Buku ini bicara tentang sejarah, bahkan sejarah yang bengkong diluruskan olehnya. Mas Onie hanya ingin berfokus pada sejarah yang diajarkan di sekolah. Belajar sejarah yang di sekolah dari guru, teman dekat, keluarga, dan orang yang dipegang guru. Potret pelajaran sejarah pola lama, tapi sebenarnya juga ada  masalah kalau tidak dibenahi di era sekarang. 

Anak belajar sekarang, khususnya dalam sekarang bicara sejarah, yang berbeda dengan dulu yang sekarang pelajaran di sekolah. Sehingga siswa sekarang ditemukan  di sosial sehingga seorang siswa punya referensi sendiri. Sehingga melakukan chaos dengan seorang guru di sekolah seorang siswa. 

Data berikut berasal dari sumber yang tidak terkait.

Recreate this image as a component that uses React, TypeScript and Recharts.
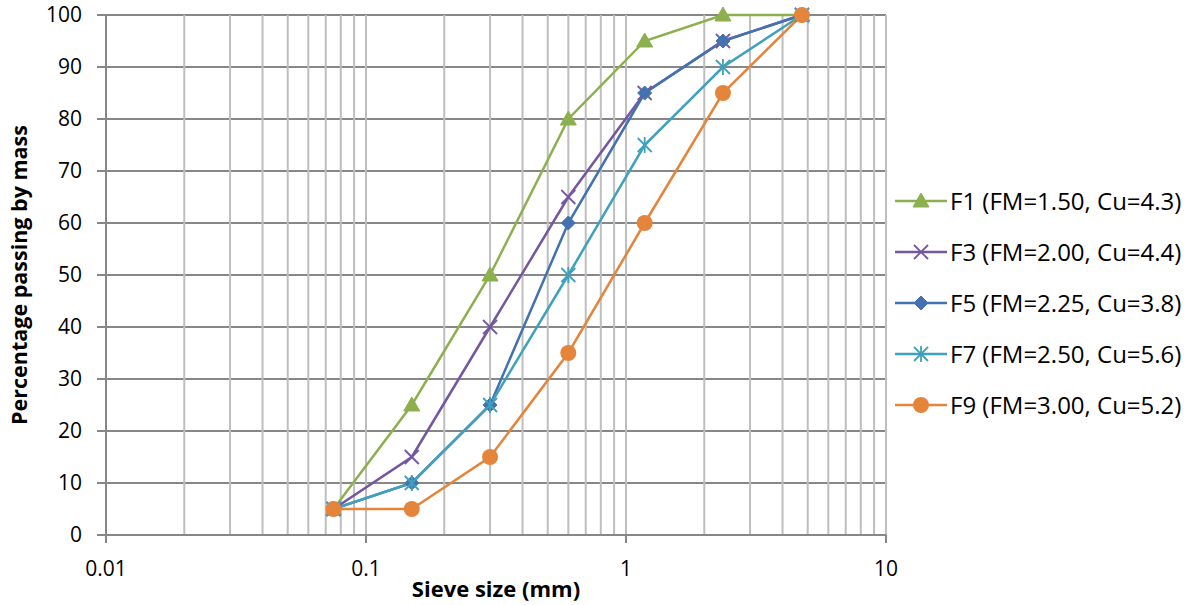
import React from 'react';
import { LineChart, Line, XAxis, YAxis, CartesianGrid, ReferenceLine, Label } from 'recharts';

const sieveSizes = [0.075, 0.15, 0.3, 0.6, 1.18, 2.36, 4.75];
const f1Values = [5, 25, 50, 80, 95, 100, 100];
const f3Values = [5, 15, 40, 65, 85, 95, 100];
const f5Values = [5, 10, 25, 60, 85, 95, 100];
const f7Values = [5, 10, 25, 50, 75, 90, 100];
const f9Values = [5, 5, 15, 35, 60, 85, 100];

const seriesNames = [
  'F1 (FM=1.50, Cu=4.3)',
  'F3 (FM=2.00, Cu=4.4)',
  'F5 (FM=2.25, Cu=3.8)',
  'F7 (FM=2.50, Cu=5.6)',
  'F9 (FM=3.00, Cu=5.2)',
];
const seriesKeys = ['f1', 'f3', 'f5', 'f7', 'f9'];
const seriesColors = ['#8DB04F', '#7457A0', '#4472B0', '#3FA1BB', '#E5843B'];
const seriesMarkers = ['triangle', 'x', 'diamond', 'star', 'circle'];

const xTicks = [0.01, 0.1, 1, 10];
const yTicks = [0, 10, 20, 30, 40, 50, 60, 70, 80, 90, 100];
const xGridValues = [
  0.02, 0.03, 0.04, 0.05, 0.06, 0.07, 0.08, 0.09, 0.1,
  0.2, 0.3, 0.4, 0.5, 0.6, 0.7, 0.8, 0.9, 1,
  2, 3, 4, 5, 6, 7, 8, 9, 10,
];

const allValues = [f1Values, f3Values, f5Values, f7Values, f9Values];
const data = sieveSizes.map((s, i) => {
  const row: any = { size: s };
  seriesKeys.forEach((k, j) => {
    row[k] = allValues[j][i];
  });
  return row;
});

const FONT = '"Open Sans", sans-serif';

function Marker({ kind, color, cx, cy }: { kind: string; color: string; cx: number; cy: number }) {
  if (kind === 'triangle') {
    return <polygon points={`${cx},${cy - 8} ${cx + 8},${cy + 6} ${cx - 8},${cy + 6}`} fill={color} stroke={color} strokeWidth={1} />;
  }
  if (kind === 'x') {
    return (
      <g stroke={color} strokeWidth={1.8}>
        <line x1={cx - 7} y1={cy - 7} x2={cx + 7} y2={cy + 7} />
        <line x1={cx - 7} y1={cy + 7} x2={cx + 7} y2={cy - 7} />
      </g>
    );
  }
  if (kind === 'diamond') {
    return <polygon points={`${cx},${cy - 7} ${cx + 7},${cy} ${cx},${cy + 7} ${cx - 7},${cy}`} fill={color} stroke={color} strokeWidth={1} />;
  }
  if (kind === 'star') {
    return (
      <g stroke={color} strokeWidth={1.8}>
        <line x1={cx - 7} y1={cy - 7} x2={cx + 7} y2={cy + 7} />
        <line x1={cx - 7} y1={cy + 7} x2={cx + 7} y2={cy - 7} />
        <line x1={cx} y1={cy - 8} x2={cx} y2={cy + 8} />
      </g>
    );
  }
  return <circle cx={cx} cy={cy} r={8} fill={color} />;
}

function LegendContent() {
  return (
    <div style={{ fontFamily: FONT, fontSize: 24, color: '#000' }}>
      {seriesNames.map((name, i) => (
        <div key={name} style={{ display: 'flex', alignItems: 'center', height: 51 }}>
          <svg width={56} height={22} style={{ display: 'block' }}>
            <line x1={2} y1={11} x2={54} y2={11} stroke={seriesColors[i]} strokeWidth={2.5} />
            <Marker kind={seriesMarkers[i]} color={seriesColors[i]} cx={28} cy={11} />
          </svg>
          <span style={{ marginLeft: 1, whiteSpace: 'nowrap' }}>{name}</span>
        </div>
      ))}
    </div>
  );
}

export default function App() {
  return (
    <div style={{ position: 'absolute', left: 0, top: 0, width: 1193, height: 605, background: '#fff' }}>
      <LineChart width={1193} height={605} data={data} margin={{ top: 15, right: 307, left: 0, bottom: 0 }}>
        <CartesianGrid vertical={false} stroke="#878787" strokeWidth={2} />
        {xGridValues.map((v) => (
          <ReferenceLine key={v} x={v} stroke="#BEBEBE" strokeWidth={2} ifOverflow="visible" />
        ))}
        <XAxis
          dataKey="size"
          type="number"
          scale="log"
          domain={[0.01, 10]}
          allowDataOverflow
          ticks={xTicks}
          tickFormatter={(v: number) => String(v)}
          height={70}
          tickSize={8}
          tickMargin={18}
          stroke="#878787"
          strokeWidth={2}
          tick={{ fill: '#000', fontSize: 21, fontFamily: FONT }}
        >
          <Label
            content={(props: any) => {
              const vb = props.viewBox;
              return (
                <text x={vb.x + vb.width / 2} y={vb.y + 62} textAnchor="middle" fontFamily={FONT} fontWeight="bold" fontSize={22} fill="#000">
                  Sieve size (mm)
                </text>
              );
            }}
          />
        </XAxis>
        <YAxis
          type="number"
          domain={[0, 100]}
          ticks={yTicks}
          interval={0}
          width={106}
          tickSize={9}
          tickMargin={15}
          stroke="#878787"
          strokeWidth={2}
          tick={{ fill: '#000', fontSize: 21, fontFamily: FONT }}
        >
          <Label
            content={(props: any) => {
              const vb = props.viewBox;
              const cx = vb.x + 18;
              const cy = vb.y + vb.height / 2;
              return (
                <text x={cx} y={cy} transform={`rotate(-90, ${cx}, ${cy})`} textAnchor="middle" dominantBaseline="central" fontFamily={FONT} fontWeight="bold" fontSize={21.5} fill="#000">
                  Percentage passing by mass
                </text>
              );
            }}
          />
        </YAxis>
        {seriesKeys.map((k, i) => (
          <Line
            key={k}
            dataKey={k}
            name={seriesNames[i]}
            stroke={seriesColors[i]}
            strokeWidth={2.5}
            isAnimationActive={false}
            dot={(p: any) => (
              <Marker key={`${k}-${p.index}`} kind={seriesMarkers[i]} color={seriesColors[i]} cx={p.cx} cy={p.cy} />
            )}
            activeDot={false}
          />
        ))}
      </LineChart>
      <div style={{ position: 'absolute', left: 893, top: 175 }}>
        <LegendContent />
      </div>
    </div>
  );
}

Asvi Warman Adam memberikan pandangan pelajaran di sekolah jangan hanya pilihan ganda. Tapi lebih banyak pertanyaan esai. Lebih melakukan dan memberikan pandangan yang beragam. Kalau soal-soal lebih terbuka. Akan membantu seorang murid mengeksplorasi. 

Bagaimana seorang yang guru punya peran dalam pelajaran sejarah. Bahkan seorang siswa membeli pola pelajaran yang berbeda. Sehingga tawaran ini sangat baik bagi pendidikan di bangku kelas. 

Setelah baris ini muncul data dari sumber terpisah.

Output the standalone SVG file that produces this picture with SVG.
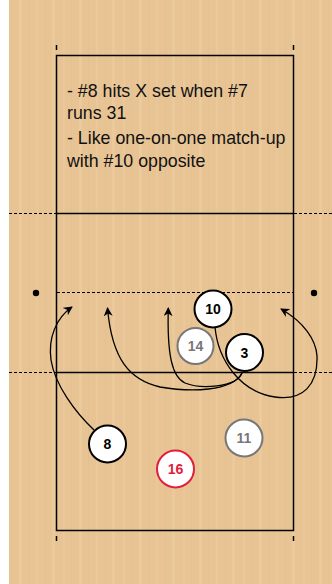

Asvi Warman Adam juga membuka pola pandangan baru dalam pembelajaran sejarah. Sehingga pandangan paling detail yaitu bicara mengenai Bung Karno yang pernah menganggap kalau beliau pernah minta ampun ke Belanda. Apakah benar. Ternyata beliau menemukan salinan "tidak ada dalam sejarah..." 

Buku ini multiperspektif dalam sejarah. Di dalam ini banyak mengajak kita berpikir kritis terhadap sejarah. Beda referensi beda versi. Namun, hari ini jangan hanya bicara tentang apa yang dilakukan oleh seorang fokus sejarah, bacaan, dan bisa mempertanggungjawabkannya fakta dalam sejarah.